ABSTRACT

While deep February cold and heavy snow suppressed activity in the Urals, East Front had begun regrouping for a spring offensive in 1919 on its 1,100-mile-long front. Third Army and Second Army were to advance eastward from Perm and Votkinskiy to Ekatrinburg and Fifth and First Armies from Ufa and Orsk to Chelyabinsk. Fourth Army, already facing more south and east on the Ural River between Uralsk and Orenburg was to push southeastward to the Caspian Sea and into Turkestan. On 5 March, Headquarters, East Front had created the Turkestan Army out of detachments stationed around Orenburg and joined it with Fourth Army to form the South Group.

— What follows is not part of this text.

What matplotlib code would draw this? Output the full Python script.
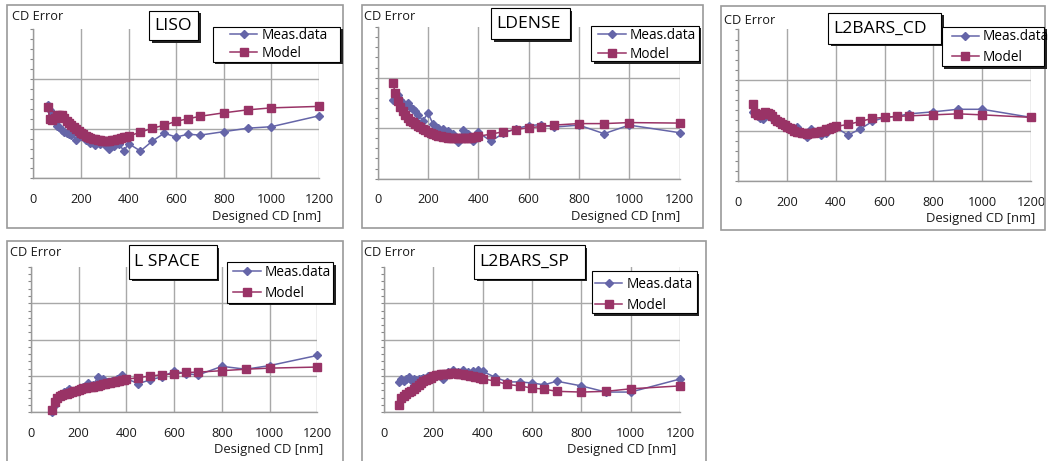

A week later, Kolchak’s drive toward Ufa, that in a few more days would draw Trotskiy away from the Eighth Party Congress, had forced Kamenev to cancel the East Front offensive. Kolchak by then had the Siberian Army on the move against Third and Second Armies and the Western Army against Fifth and First Armies. Kolchak had about 117,000 troops; Kamenev had 104,000; but East Front had substantial superiorities in artillery, 362 to 210 pieces, and in machine guns, 1,882 to 1,330.1

Fourth Army had undergone a change of command during the winter, a common enough occurrence in the Red Army, but in that instance a singularly remarkable one. Having learned in the fall that the Yaroslavl Military District was about to be abolished in a reorganization, M. V. Frunze, who had been the district commissar since August, and ex-general F. F. Novitskiy, who had been the military director, had volunteered for front service. In December 1918, Trotskiy had appointed Novitskiy to command Fourth Army and had assigned Frunze as his commissar. Since the command authority in the military districts was vested in the commissars and the military directors were advisors (which was as the Left Communists and the military opposition,with both of whom Frunze was associated, thought it ought also to be in the field commands), the appointments would have substantially altered Frunze’s and Novistkiy’s positions vis-à-vis each other. However, although Frunze and Novitskiy were available well before then, the formal command change at Fourth Army had not taken place until 31 January, and when

it did, Frunze had emerged as the army commander. How Frunze had advanced to near the top of the military hierarchy in a matter of a few weeks is a question very seldom raised and never forthrightly answered in Soviet accounts.A. S. Bubnov, Frunze’s first biographer, credited Novitskiy with having possessed the prescience to recognize Frunze’s outstanding – although not yet wholly undemonstrated – military talent and voluntarily relinquished the command to him. Novitskiy wrote that the appointment as commissar ‘did not conform to M. V. Frunze’s personal qualities’.2 The creation of South Group on 5 March advanced Frunze another step upward.